This article was originally published in the Dallas Morning News. Read it here.
Networking is one of the most powerful ways for us to connect to new opportunities in our careers. For those of us who have traditionally relied on networking to find mentors or clients, learn new skills, or engage with people from our industry, 2020 may have felt isolating, lonely, and lacking in ways to create real connections.
Luckily, there are still ways to create meaningful connections and grow relationships in our virtual world. Platforms like LinkedIn, conferences that have gone digital, and online networking groups offer opportunities to meet the people who may become our next hire, partner, collaborator or advocate.
A caveat: Digital networking isn’t about sending cold LinkedIn sales messages or increasing the number of followers on our profiles. It’s about building real relationships with people who find value in our work and starting conversations that lead to mutually beneficial collaborations.
To nurture and grow your network in a time where we don’t get to meet people face to face, here are a few easy ways to get started.
Grow your network with new introductions.
One of the best ways to expand your network with supportive connections is to think about the people who are already champions of your career. Make a list of those advocates. Your list might include colleagues, mentors, collaborators and former teachers who can speak positively about you or your work.

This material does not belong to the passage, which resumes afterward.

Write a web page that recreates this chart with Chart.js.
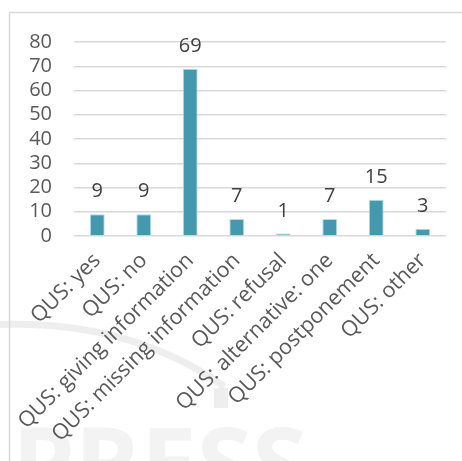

After compiling a list, be direct and reach out with a personal email or call to each of those contacts. Show your gratitude for their previous support, provide an elevator pitch of the work you’re doing now, and share your goals. Ask that they keep you in mind if they hear of opportunities or make introductions to new connections. Personal referrals are not only more effective than cold emails, but you also can count on the fact that your network allies will know you well enough to send you to compatible connections.
In her TED Talk, “Why 30 is not the new 20,” Meg Jay calls the connections who are one degree of separation away from our inner circles our “loose ties.” She said most opportunities come from loose ties — friends of a friend, an uncle’s business partner, a former boss’s new client. Expanding our inner circle to include new connections is a powerful way to grow our networks.
Network in spaces where you can be different.
When it comes to networking both online and in person, many of us gravitate toward people who are similar to us. As a female millennial entrepreneur, I often find myself in networking spaces with women who are doing work like mine and with similar social media profiles and websites. Those are great spaces for me to find potential collaborators, supporters, and even friends, but it isn’t always easy for me to stand out.
It’s important to also network with people in different industries, at different points in their career, and from different geographies and backgrounds. Not only can they offer new ideas and fresh perspectives, but it’s also more likely that you will make an impression. If you’re the outlier in the room, you may have an approach that feels different, refreshing or novel. What makes you different is ultimately what makes you memorable.
For digital networking, try joining Facebook groups or Mastermind groups that are outside your typical demographic. Or, try creating content on a social platform you haven’t used before. Attend free webinars or online conferences with new organizations, and take advantage of following up with your new connections by sending them a message on LinkedIn. With everything online, now is also a great time to offer to teach your own area of expertise on Zoom to an organization or as a seminar. Teaching can be a powerful way to showcase your strengths and generate meaningful connections by giving people valuable information.
Follow up with new connections and keep relationships warm.
Once you’ve met someone new, make sure to keep the conversation alive. Send personalized thank-you notes to those who make an introductions or offers their time. Connect to everyone you meet on LinkedIn, and send personal messages with the invitations, reminding them of how you know them, who introduced you, or why you’re excited about the work they’re doing. After each email, phone call, or Zoom meeting with a new introduction, set the next time you plan to meet or the next step to following up.
Most importantly, meaningful networking is a two-way street. To build real relationships with the people you meet, you need to reciprocate in your outreach. It can be simple — offering to make introductions, sharing or supporting their social media content, or checking in with warm emails to ask them how they are.
Lastly, don’t forget to keep both your new and old relationships warm. Perhaps you had a professor in college who was a fantastic advocate of your career you haven’t reached out to in years. Or a boss who became a key mentor in your first job. These are great people to track down and reconnect with on LinkedIn. There may be an exciting way to collaborate, an introduction to make, or an opportunity you can offer one another. If nothing else, you’re creating a network filled with people who can support you in your career now and in years to come.